PGP encryption uses public-key cryptography and includes a system which binds the public keys to a user name. The first version of this system was generally known as a web of trust to contrast with the X.509 system which uses a hierarchical approach based on certificate authority and which was added to PGP implementations later. Current versions of PGP encryption include both alternatives through an automated key management server.
Web of trust
Both when encrypting messages and when verifying signatures, it is critical that the public key one uses to send messages to someone or some entity actually does ‘belong’ to the intended recipient. Simply downloading a public key from somewhere is not overwhelming assurance of that association; deliberate (or accidental) spoofing is possible. PGP has, from its first versions, always included provisions for distributing a user’s public keys in an ‘identity certificate’ which is so constructed cryptographically that any tampering (or accidental garble) is readily detectable. But merely making a certificate effectively impossible to modify undetectably is also insufficient. It can prevent corruption only after the certificate has been created, not before. Users must also ensure by some means that the public key in a certificate actually does belong to the person/entity claiming it. From its first release, PGP products have included an internal certificate ‘vetting scheme’ to assist with this; a trust model which has been called a web of trust. A given public key (or more specifically, information binding a user name to a key) may be digitally signed by a third party user to attest to the association between someone (actually a user name) and the key. There are several levels of confidence which can be included in such signatures. Although many programs read and write this information, few (if any) include this level of certification when calculating whether to trust a key.

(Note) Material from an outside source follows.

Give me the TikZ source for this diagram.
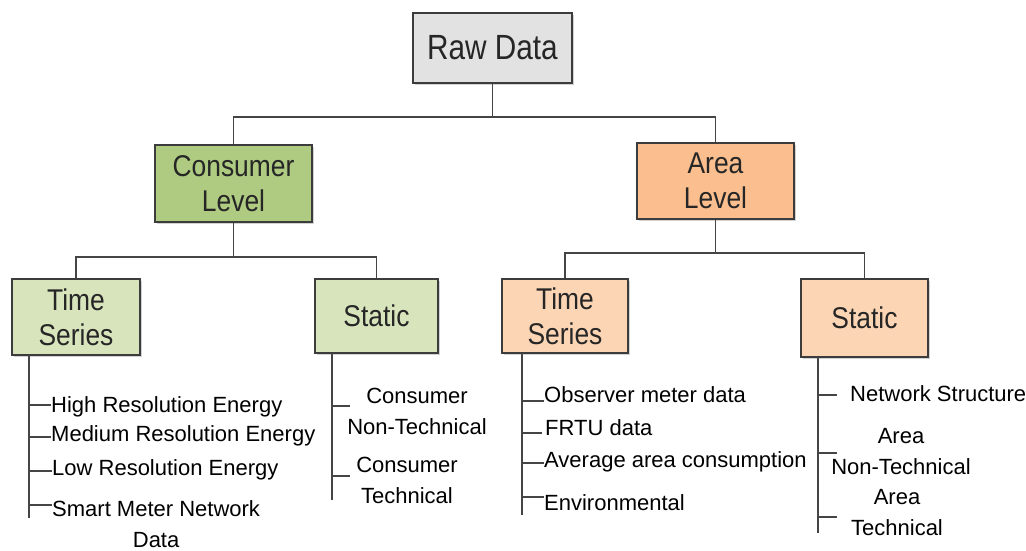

The web of trust protocol was first described by Zimmermann in the manual for PGP version 2.0:
As time goes on, you will accumulate keys from other people that you may want to designate as trusted introducers. Everyone else will each choose their own trusted introducers. And everyone will gradually accumulate and distribute with their key a collection of certifying signatures from other people, with the expectation that anyone receiving it will trust at least one or two of the signatures. This will cause the emergence of a decentralized fault-tolerant web of confidence for all public keys.
The web of trust mechanism has advantages over a centrally managed PKI scheme such as that used by S/MIME, but has not been universally used. Users have been willing to accept certificates and check their validity manually, or to simply accept them. The underlying problem has found no satisfactory solution.